単一労センター(CUT)が全国15カ所で非正規雇用契約法案(Lei da Terceirizacao)反対のためのデモを展開した7日、ブラジリアでは、下院での同法案審議中に議会前広場でデモ隊と警察の衝突が起きたと8日付伯字紙が報じている。
エスタード紙によれば議会前に集まったデモ隊は軍警発表で2500人、CUTは5千人と発表している(フォーリャ紙では軍警発表2千人、CUT発表4千人)。
衝突は、デモ隊の街宣車が議会に押し寄せるのを食い止めるために隊列を組んていた軍警が催涙ガス弾などを使用した後に、デモ隊が石や木片を投げ始めたことで発生した。軍警は警棒や催涙ガス、マスタード・ガスで応戦した。
この衝突で、労働者党(PT)元下院リーダーのビセンチーニョ下議が催涙ガスを受け、ポルテーラ下議(共和党・PR)も口に切り傷を負った他、軍警3人(エスタード紙より、フォーリャ紙は2人)とデモ隊参加者2人が下院医務室で手当てを受けた。
エドゥアルド・クーニャ下院議長(民主運動党・PMDB)は、CUTに先導されて議会侵入を図ったデモ隊を「野蛮人」と呼び、強く非難した。リオ市の同議長の事務所前にも、非正規雇用契約法案に反対する集団が現われたという。今回の衝突を受けて議会の警備は強化され、傍聴席は閉鎖された。
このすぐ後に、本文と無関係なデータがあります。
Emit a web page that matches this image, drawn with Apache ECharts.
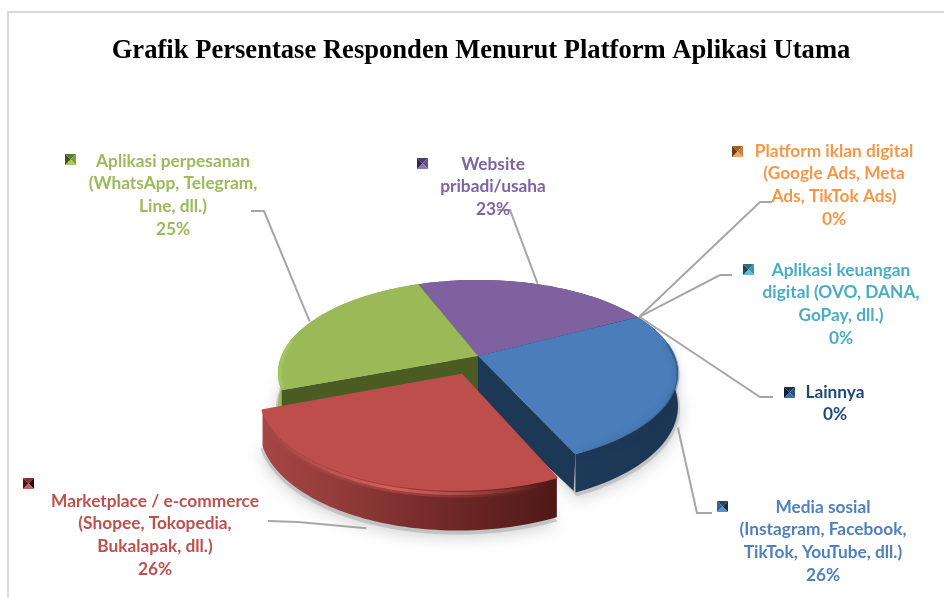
<!DOCTYPE html>
<html>
<head>
<meta charset="utf-8">
<style>html,body{margin:0;padding:0;background:#fff}#c{width:944px;height:598px}</style>
<script src="https://cdn.jsdelivr.net/npm/echarts@6/dist/echarts.min.js"></script>
</head>
<body>
<div id="c"></div>
<script>
const titleText = 'Grafik Persentase Responden Menurut Platform Aplikasi Utama';
const categories = [
  'Media sosial\n(Instagram, Facebook,\nTikTok, YouTube, dll.)',
  'Marketplace / e-commerce\n(Shopee, Tokopedia,\nBukalapak, dll.)',
  'Aplikasi perpesanan\n(WhatsApp, Telegram,\nLine, dll.)',
  'Website\npribadi/usaha',
  'Aplikasi keuangan\ndigital (OVO, DANA,\nGoPay, dll.)',
  'Platform iklan digital\n(Google Ads, Meta\nAds, TikTok Ads)',
  'Lainnya'
];
const values = [26, 26, 25, 23, 0, 0, 0];
const explodedIndex = 1;

// styles and layout kept apart from the data
const colors = ['#4F81BD','#C0504D','#9BBB59','#8064A2','#4BACC6','#F79646','#1F497D'];
const topFill = ['#4A7DBA','#BD4E4B','#9BBA57','#7F60A0'];
const keyShades = [
  ['#2a4566','#5b90cf','#3a6496','#1b2f49'],
  ['#8a3331','#d0605c','#4a1513','#1d0807'],
  ['#5d7a2c','#a7c765','#3f5220','#7d9b45'],
  ['#4d3a6b','#8f72b3','#35264d','#6a4f8c'],
  ['#2a6f83','#5bbcd6','#1a4a58','#3d93ab'],
  ['#a85f22','#f7a45c','#6e3c12','#d07e35'],
  ['#16304f','#3d6ba3','#0d1f36','#2a5180']
];
// label: centre x, first line centre y; key: left, top; leader: elbow, end
const layout = [
  {lx:823, ly:507, kx:717, ky:501, elbow:[697,513], end:[712,513]},
  {lx:155, ly:501, kx:23,  ky:478, elbow:[298,522], end:[268,521]},
  {lx:173, ly:161, kx:65,  ky:154, elbow:[264,211], end:[251,211]},
  {lx:493, ly:164, kx:417, ky:158, elbow:[510,210], end:[497,210]},
  {lx:841, ly:270, kx:743, ky:264, elbow:[720,275], end:[732,275]},
  {lx:834, ly:151, kx:732, ky:146, elbow:[760,202], end:[772,202]},
  {lx:835, ly:392, kx:784, ky:387, elbow:[760,397], end:[773,397]}
];

const CX = 478, CY = 356, RX = 196.6, RY = 89.9, K = 0.1828, DEPTH = 32;
const START_DEG = -28;
const EXPLODE = [-0.08, 0.2];
const EXPLODED_RADIUS = 0.97;
const LINE_H = 22.7;

const total = values.reduce((a, b) => a + b, 0);
const angles = [];
let acc = START_DEG;
values.forEach(v => { const a0 = acc; acc += v / total * 360; angles.push([a0, acc]); });

function project(u, v, drop) {
  const w = 1 - K * v;
  return [CX + RX * u / w, CY + RY * v / w + (drop || 0) / w];
}
function disc(i, deg, r, drop) {
  const t = deg * Math.PI / 180;
  const ex = i === explodedIndex;
  const off = ex ? EXPLODE : [0, 0];
  const rr = ex ? r * EXPLODED_RADIUS : r;
  return project(rr * Math.cos(t) + off[0], rr * Math.sin(t) + off[1], drop);
}
function arc(i, a0, a1, r, drop) {
  const pts = [];
  const n = Math.max(2, Math.ceil(Math.abs(a1 - a0) / 1.5));
  for (let k = 0; k <= n; k++) pts.push(disc(i, a0 + (a1 - a0) * k / n, r, drop));
  return pts;
}
const poly = (points, fill, z2, extra) => ({
  type: 'polygon', shape: {points}, z2, silent: true,
  style: Object.assign({fill, stroke: 'none'}, extra || {})
});
const line = (points, stroke, width, z2, extra) => ({
  type: 'polyline', shape: {points}, z2, silent: true,
  style: Object.assign({stroke, lineWidth: width, fill: 'none', lineCap: 'round'}, extra || {})
});
const linGrad = (x0, y0, x1, y1, stops) => new echarts.graphic.LinearGradient(x0, y0, x1, y1, stops);
const fade = (rgb, a) => linGrad(0, 0, 1, 0, [
  {offset: 0, color: `rgba(${rgb},0)`},
  {offset: 0.45, color: `rgba(${rgb},${a})`},
  {offset: 1, color: `rgba(${rgb},0)`}
]);

const wallStyles = [
  {grad: [[0,'#1d3a5b'],[1,'#1c3653']], radial: '#1D3856'},
  {grad: [[0,'#a64644'],[0.25,'#933c3a'],[0.55,'#772c2a'],[1,'#4f1918']], radial: '#5a1d1c'},
  {grad: [[0,'#9cbc59'],[1,'#7f9c46']], radial: '#4A5C22'},
  {grad: [[0,'#5e4578'],[1,'#5e4578']], radial: '#5e4578'}
];
const layerBase = [30, 50, 20, 10];

function sliceShapes(i) {
  const [a0, a1] = angles[i];
  const base = layerBase[i], out = [];
  const wall = wallStyles[i];
  const top = arc(i, a0, a1, 1, 0);
  const bot = arc(i, a0, a1, 1, DEPTH);
  const apexT = disc(i, 0, 0, 0), apexB = disc(i, 0, 0, DEPTH + 14);
  // floor shadow
  out.push(poly([disc(i, 0, 0, DEPTH)].concat(arc(i, a0, a1, 1.01, DEPTH + 2)), 'rgba(170,170,170,0.55)', 1,
    {shadowBlur: 16, shadowColor: 'rgba(120,120,120,0.6)', shadowOffsetY: 3}));
  // radial walls (the exposed one reaches under the neighbouring pulled-out slice)
  out.push(poly([apexT, disc(i, a0, 1, 0), disc(i, a0, 1, DEPTH), apexB], wall.radial, base));
  out.push(poly([apexT, disc(i, a1, 1, 0), disc(i, a1, 0.985, DEPTH), apexB], wall.radial, base));
  // outer wall
  out.push(poly(top.concat(bot.slice().reverse()),
    linGrad(0, 0, 1, 0, wall.grad.map(s => ({offset: s[0], color: s[1]}))), base + 1));
  // top surface
  const roundEdge = i === explodedIndex ? {stroke: topFill[i], lineWidth: 2, lineJoin: 'round'} : {};
  out.push(poly([apexT].concat(top), topFill[i], base + 2, roundEdge));
  // soft bevel on the rim of the surface
  if (i === 0) {
    const s = Math.max(a0, -8);
    out.push(line(arc(i, s, a1 - 2, 1, 1), 'rgba(29,56,90,0.35)', 3, base + 3, {shadowBlur: 7, shadowColor: 'rgba(29,56,90,0.8)'}));
  } else if (i === explodedIndex) {
    const rim = arc(i, a0 + 4, a1 - 8, 1, 3);
    out.push(line(rim, fade('205,85,80', 0.45), 8, base + 3));
    out.push(line(rim, fade('232,112,106', 0.7), 3, base + 4));
  } else if (i === 2) {
    out.push(line(arc(i, a0 + 2, a0 + 30, 0.99, 0), 'rgba(172,205,105,0.5)', 3, base + 3, {shadowBlur: 4, shadowColor: 'rgba(172,205,105,0.6)'}));
  }
  return out;
}

function keyShapes(i) {
  const {kx: x, ky: y} = layout[i], s = 11, sh = keyShades[i];
  const c = [x + s / 2, y + s / 2];
  const tl = [x, y], tr = [x + s, y], br = [x + s, y + s], bl = [x, y + s];
  return [
    poly([tl, tr, c], sh[0], 60), poly([tr, br, c], sh[3], 60),
    poly([br, bl, c], sh[1], 60), poly([bl, tl, c], sh[2], 60)
  ];
}

function leaderStart(i) {
  const [a0, a1] = angles[i];
  const mid = (a0 + a1) / 2;
  const onFront = values[i] > 0 && Math.sin(mid * Math.PI / 180) > 0;
  return disc(i, mid, 1.01, onFront ? DEPTH + 6 : 0);
}

function renderItem(params) {
  const i = params.dataIndex;
  const L = layout[i];
  const children = [];
  if (values[i] > 0) children.push(...sliceShapes(i));
  children.push(line([leaderStart(i), L.elbow, L.end], '#A6A6A6', 2, 55, {lineCap: 'butt'}));
  children.push(...keyShapes(i));
  const lines = categories[i].split('\n').concat(values[i] + '%');
  lines.forEach((t, k) => children.push({
    type: 'text', z2: 70, silent: true,
    style: {
      text: t, x: L.lx, y: L.ly + k * LINE_H, align: 'center', verticalAlign: 'middle',
      fill: colors[i], font: 'bold 17.3px Lato, "Noto Sans", sans-serif'
    }
  }));
  return {type: 'group', children};
}

const chart = echarts.init(document.getElementById('c'), null, {renderer: 'canvas'});
chart.setOption({
  animation: false,
  backgroundColor: '#fff',
  title: {
    text: titleText, left: 476, top: 33, textAlign: 'center',
    textStyle: {fontFamily: '"Liberation Serif", serif', fontWeight: 'bold', fontSize: 26.6, color: '#000'}
  },
  graphic: [{
    type: 'polyline', silent: true, z: -1,
    shape: {points: [[8, 598], [8, 12], [944, 12]]},
    style: {stroke: '#D9D9D9', lineWidth: 2, fill: 'none'}
  }],
  series: [{
    type: 'custom', coordinateSystem: 'none', renderItem, clip: false,
    data: values.map((v, i) => ({value: v, name: categories[i]}))
  }]
});
</script>
</body>
</html>
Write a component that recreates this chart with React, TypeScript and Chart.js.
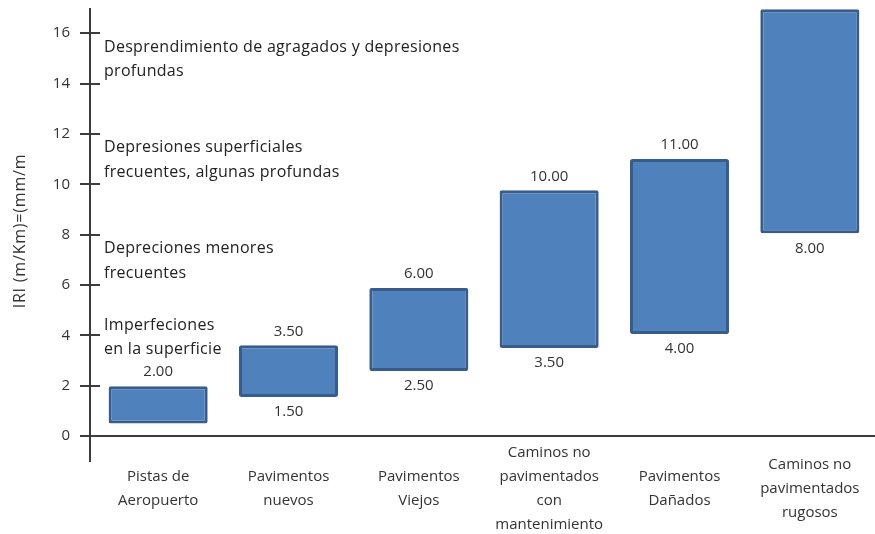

同議長は、非正規雇用契約法案議決の正当性を主張し、「選挙で選ばれた議員にはこの法案を議会にかけ、実行する権利がある」とした上、「抗議行動そのものは正当性があるが、暴力は許されない」と続けた。同氏はさらに、「同法案の条文23のうち、19は労働者を守るものだ」とも強調した。
同議長によると、デモ隊と軍警の衝突に関わった下議は暴徒扇動の罪で処罰されるという。「デモ隊を刺激して破壊行動や議会への侵入を起こさせた議員は写真や防犯カメラに写っており、捜査を受ける」とした。
労働者達は、業務の外注や派遣社員制度が普及すれば、労働者の権利が損なわれ、雇用も不安定になる、作業の安全などが保証されなくなるなどの不安や不満ゆえに同法案に反対している。